Bilinçli ekonomik tutum öz savunmadır
 
Bu bağlamda, devlet eliyle geliştirilen büyük ekonomik yatırımlar ve tekelci işletmeler karşısında yerel, küçük ve orta ölçekli işletmeleri desteklemek; toplumsal inisiyatif olarak bilinçli ve tercihli ekonomik tavır ve tutum geliştirmek önemli bir öz savunma konusudur. Devletin tüm yatırım ve kalkınma projelerine – en basitinden bir baz istasyonu dahi olsa – kuşkuyla yaklaşmak, altında yatan iktidar hedeflerini görmek ve bu konuda bilinçlenmek; ekonomik bir mücadele içerisine girmek öz savunma kapsamında değerlendirilmelidir.
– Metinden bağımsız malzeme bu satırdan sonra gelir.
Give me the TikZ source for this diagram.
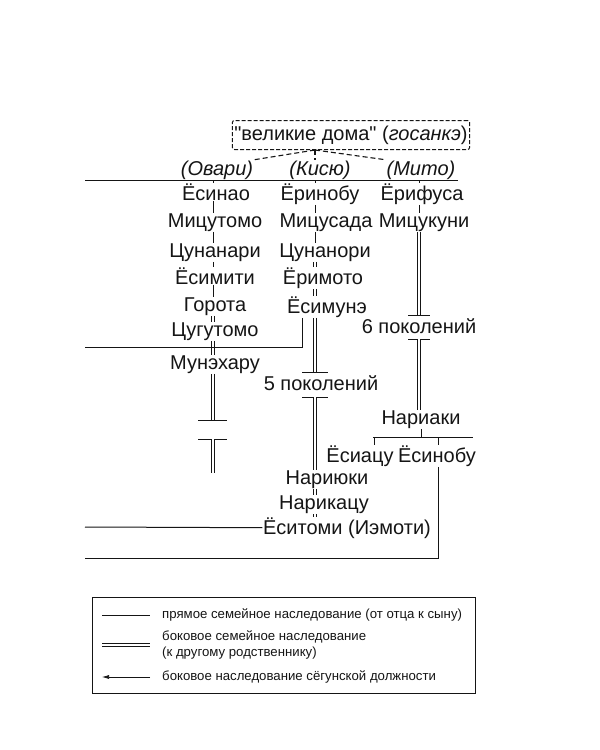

Bu doğrultuda kooperatif örgütlenmelerine gitmek, kolektif girişimciliği geliştirmek, komünal grup girişimlerini kendi alanında ilerletmeyi hedeflemek gereklidir.
 
Planlı hedefli yaklaşım
 
Kadının bu konudaki örgütlülüğü ve girişimi, planlı ve hedefli bir yaklaşım sergilemesi; hem sağlık hem de eğitim konularında olduğu gibi, anti-tekel ve anti-kapitalist bir duruşun gelişeceği ve yayılacağı önemli bir alan haline gelecektir. Bu doğrultuda ekonomik alanda kapsamlı öz savunma örgütlenmelerine ihtiyaç duyulmaktadır.